* START *

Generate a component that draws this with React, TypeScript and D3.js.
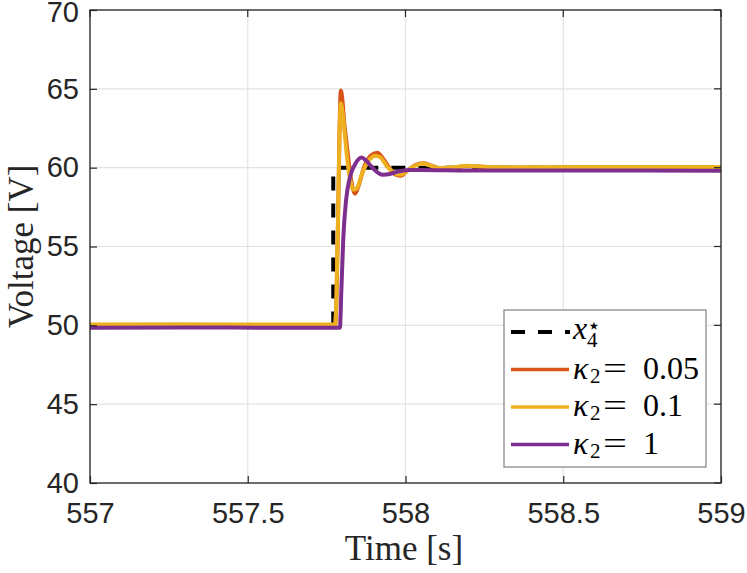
import { useEffect, useRef } from "react";
import * as d3 from "d3";

type Pt = [number, number];

// reference x4* (step)
const refStep: Pt[] = [
  [557, 50],
  [557.771, 50],
  [557.771, 60],
  [559, 60],
];

// kappa2 = 0.05
const kappa005: Pt[] = [
  [557, 50.02], [557.3, 50.03], [557.6, 50.02], [557.777, 50.02],
  [557.781, 51.5], [557.786, 56.5], [557.791, 62.5], [557.795, 64.9],
  [557.8, 64.3], [557.806, 62.8], [557.813, 61.6], [557.824, 59.7],
  [557.834, 58.6], [557.84, 58.35], [557.852, 58.9], [557.87, 60.1],
  [557.892, 60.8], [557.911, 60.95], [557.928, 60.6], [557.95, 59.95],
  [557.97, 59.55], [557.985, 59.48], [558.005, 59.8], [558.03, 60.15],
  [558.056, 60.28], [558.08, 60.15], [558.11, 59.95], [558.15, 59.98],
  [558.194, 60.1], [558.25, 60.04], [558.35, 59.99], [558.6, 60.02], [559, 60.0],
];

// kappa2 = 0.1
const kappa01: Pt[] = [
  [557, 50.06], [557.3, 50.06], [557.6, 50.05], [557.777, 50.05],
  [557.781, 51.8], [557.786, 56.5], [557.791, 62.2], [557.795, 64.08],
  [557.8, 63.6], [557.807, 62.2], [557.815, 60.6], [557.825, 59.2],
  [557.835, 58.6], [557.846, 58.7], [557.862, 59.6], [557.885, 60.5],
  [557.905, 60.75], [557.92, 60.65], [557.945, 60.0], [557.968, 59.62],
  [557.985, 59.55], [558.005, 59.8], [558.03, 60.12], [558.056, 60.25],
  [558.08, 60.12], [558.11, 59.98], [558.15, 60.02], [558.194, 60.12],
  [558.25, 60.06], [558.35, 60.02], [558.6, 60.04], [559, 60.04],
];

// kappa2 = 1
const kappa1: Pt[] = [
  [557, 49.85], [557.3, 49.86], [557.6, 49.85], [557.792, 49.85],
  [557.797, 52.4], [557.803, 55.6], [557.812, 58.0], [557.824, 59.4],
  [557.84, 60.2], [557.861, 60.64], [557.875, 60.45], [557.895, 60.0],
  [557.915, 59.65], [557.93, 59.55], [557.95, 59.6], [557.975, 59.75],
  [558.01, 59.85], [558.05, 59.85], [558.2, 59.82], [558.6, 59.82], [559, 59.8],
];

const xTicks = [557, 557.5, 558, 558.5, 559];
const yTicks = [40, 45, 50, 55, 60, 65, 70];

const seriesColors = ["#D95319", "#EDB120", "#7E2F8E"];
const seriesNames = ["0.05", "0.1", "1"];

export default function App() {
  const ref = useRef<SVGSVGElement>(null);

  useEffect(() => {
    if (!ref.current) return;
    const width = 747;
    const height = 573;
    const margin = { top: 10, right: 26, bottom: 90, left: 90 };
    const innerWidth = width - margin.left - margin.right;
    const innerHeight = height - margin.top - margin.bottom;

    const root = d3.select(ref.current);
    root.selectAll("*").remove();
    root.attr("width", width).attr("height", height);

    const svg = root
      .append("g")
      .attr("transform", `translate(${margin.left},${margin.top})`);

    const x = d3.scaleLinear().domain([557, 559]).range([0, innerWidth]);
    const y = d3.scaleLinear().domain([40, 70]).range([innerHeight, 0]);

    svg
      .append("rect")
      .attr("width", innerWidth)
      .attr("height", innerHeight)
      .attr("fill", "#fff");

    // grid
    svg
      .append("g")
      .selectAll("line")
      .data(xTicks)
      .join("line")
      .attr("x1", (d) => x(d))
      .attr("x2", (d) => x(d))
      .attr("y1", 0)
      .attr("y2", innerHeight)
      .attr("stroke", "#e3e3e3")
      .attr("stroke-width", 1.2);
    svg
      .append("g")
      .selectAll("line")
      .data(yTicks)
      .join("line")
      .attr("x1", 0)
      .attr("x2", innerWidth)
      .attr("y1", (d) => y(d))
      .attr("y2", (d) => y(d))
      .attr("stroke", "#e3e3e3")
      .attr("stroke-width", 1.2);

    svg
      .append("clipPath")
      .attr("id", "plotclip")
      .append("rect")
      .attr("width", innerWidth)
      .attr("height", innerHeight);

    const plot = svg.append("g").attr("clip-path", "url(#plotclip)");

    const stepLine = d3
      .line<Pt>()
      .x((d) => x(d[0]))
      .y((d) => y(d[1]));
    const smoothLine = d3
      .line<Pt>()
      .x((d) => x(d[0]))
      .y((d) => y(d[1]))
      .curve(d3.curveMonotoneX);

    plot
      .append("path")
      .datum(refStep)
      .attr("fill", "none")
      .attr("stroke", "#000")
      .attr("stroke-width", 4)
      .attr("stroke-dasharray", "14,13")
      .attr("d", stepLine);

    [kappa005, kappa01, kappa1].forEach((s, i) => {
      plot
        .append("path")
        .datum(s)
        .attr("fill", "none")
        .attr("stroke", seriesColors[i])
        .attr("stroke-width", 4)
        .attr("stroke-linejoin", "round")
        .attr("d", smoothLine);
    });

    // axes
    const font = "'Liberation Sans', Arial, Helvetica, sans-serif";
    const axColor = "#262626";
    const xAxis = svg
      .append("g")
      .attr("transform", `translate(0,${innerHeight})`)
      .call(
        d3
          .axisBottom(x)
          .tickValues(xTicks)
          .tickSizeInner(-7)
          .tickSizeOuter(0)
          .tickPadding(19)
          .tickFormat((d) => String(d))
      );
    const yAxis = svg.append("g").call(
      d3
        .axisLeft(y)
        .tickValues(yTicks)
        .tickSizeInner(-7)
        .tickSizeOuter(0)
        .tickPadding(11)
        .tickFormat((d) => String(d))
    );
    [xAxis, yAxis].forEach((a) => {
      a.select(".domain").remove();
      a.selectAll("line").attr("stroke", axColor).attr("stroke-width", 1.2);
      a.selectAll("text")
        .attr("fill", axColor)
        .style("font-family", font)
        .style("font-size", "29px");
    });
    // keep the top label inside the page
    yAxis
      .selectAll<SVGTextElement, number>("text")
      .filter((d) => d === 70)
      .attr("dy", "0.36em")
      .attr("y", 1);
    // top/right ticks
    svg
      .append("g")
      .selectAll("line")
      .data(xTicks)
      .join("line")
      .attr("x1", (d) => x(d))
      .attr("x2", (d) => x(d))
      .attr("y1", 0)
      .attr("y2", 7)
      .attr("stroke", axColor)
      .attr("stroke-width", 1.2);
    svg
      .append("g")
      .selectAll("line")
      .data(yTicks)
      .join("line")
      .attr("x1", innerWidth - 7)
      .attr("x2", innerWidth)
      .attr("y1", (d) => y(d))
      .attr("y2", (d) => y(d))
      .attr("stroke", axColor)
      .attr("stroke-width", 1.2);

    svg
      .append("rect")
      .attr("width", innerWidth)
      .attr("height", innerHeight)
      .attr("fill", "none")
      .attr("stroke", axColor)
      .attr("stroke-width", 1.3);

    const serif = "'Liberation Serif', 'DejaVu Serif', serif";
    svg
      .append("text")
      .attr("x", innerWidth / 2 - 1.5)
      .attr("y", 560 - margin.top)
      .attr("text-anchor", "middle")
      .attr("fill", axColor)
      .style("font-family", serif)
      .style("font-size", "35px")
      .text("Time [s]");
    svg
      .append("text")
      .attr("transform", "rotate(-90)")
      .attr("x", -innerHeight / 2)
      .attr("y", 33 - margin.left)
      .attr("text-anchor", "middle")
      .attr("fill", axColor)
      .style("font-family", serif)
      .style("font-size", "35px")
      .text("Voltage [V]");

    // legend
    const lg = root.append("g");
    lg.append("rect")
      .attr("x", 504)
      .attr("y", 310)
      .attr("width", 202)
      .attr("height", 157)
      .attr("fill", "#fff")
      .attr("stroke", "#808080")
      .attr("stroke-width", 1.2);

    const rowY = [332, 369.5, 407, 444.5];
    lg.append("line")
      .attr("x1", 511)
      .attr("x2", 570)
      .attr("y1", rowY[0])
      .attr("y2", rowY[0])
      .attr("stroke", "#000")
      .attr("stroke-width", 4)
      .attr("stroke-dasharray", "14,13");
    const t0 = lg
      .append("g")
      .attr("fill", "#000")
      .style("font-family", serif);
    t0.append("text")
      .attr("x", 573)
      .attr("y", rowY[0] + 7)
      .style("font-size", "32px")
      .style("font-style", "italic")
      .text("x");
    t0.append("text")
      .attr("x", 587)
      .attr("y", rowY[0] + 15)
      .style("font-size", "21px")
      .text("4");
    t0.append("text")
      .attr("x", 587)
      .attr("y", rowY[0] + 1)
      .style("font-size", "22px")
      .text("⋆");

    seriesNames.forEach((name, i) => {
      const yy = rowY[i + 1];
      lg.append("line")
        .attr("x1", 511)
        .attr("x2", 569)
        .attr("y1", yy)
        .attr("y2", yy)
        .attr("stroke", seriesColors[i])
        .attr("stroke-width", 3.5);
      const t = lg
        .append("g")
        .attr("fill", "#000")
        .style("font-family", serif);
      t.append("text")
        .attr("x", 573)
        .attr("y", yy + 9)
        .style("font-size", "32px")
        .style("font-style", "italic")
        .text("κ");
      t.append("text")
        .attr("x", 590)
        .attr("y", yy + 13)
        .style("font-size", "21px")
        .text("2");
      t.append("text")
        .attr("x", 603)
        .attr("y", yy + 9)
        .attr("textLength", 24)
        .attr("lengthAdjust", "spacingAndGlyphs")
        .style("font-size", "32px")
        .text("=");
      t.append("text")
        .attr("x", 643)
        .attr("y", yy + 9)
        .style("font-size", "32px")
        .text(name);
    });
  }, []);

  return (
    <svg
      ref={ref}
      style={{ position: "absolute", left: 0, top: 0, background: "#fff" }}
    />
  );
}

* END *

* Goal of the exercise
Begin at the top of the material above and output each line exactly, stopping after the line that holds "type Pt = [number, number];". Leave out pictures.

* Output for this exercise
Generate a component that draws this with React, TypeScript and D3.js.
import { useEffect, useRef } from "react";
import * as d3 from "d3";

type Pt = [number, number];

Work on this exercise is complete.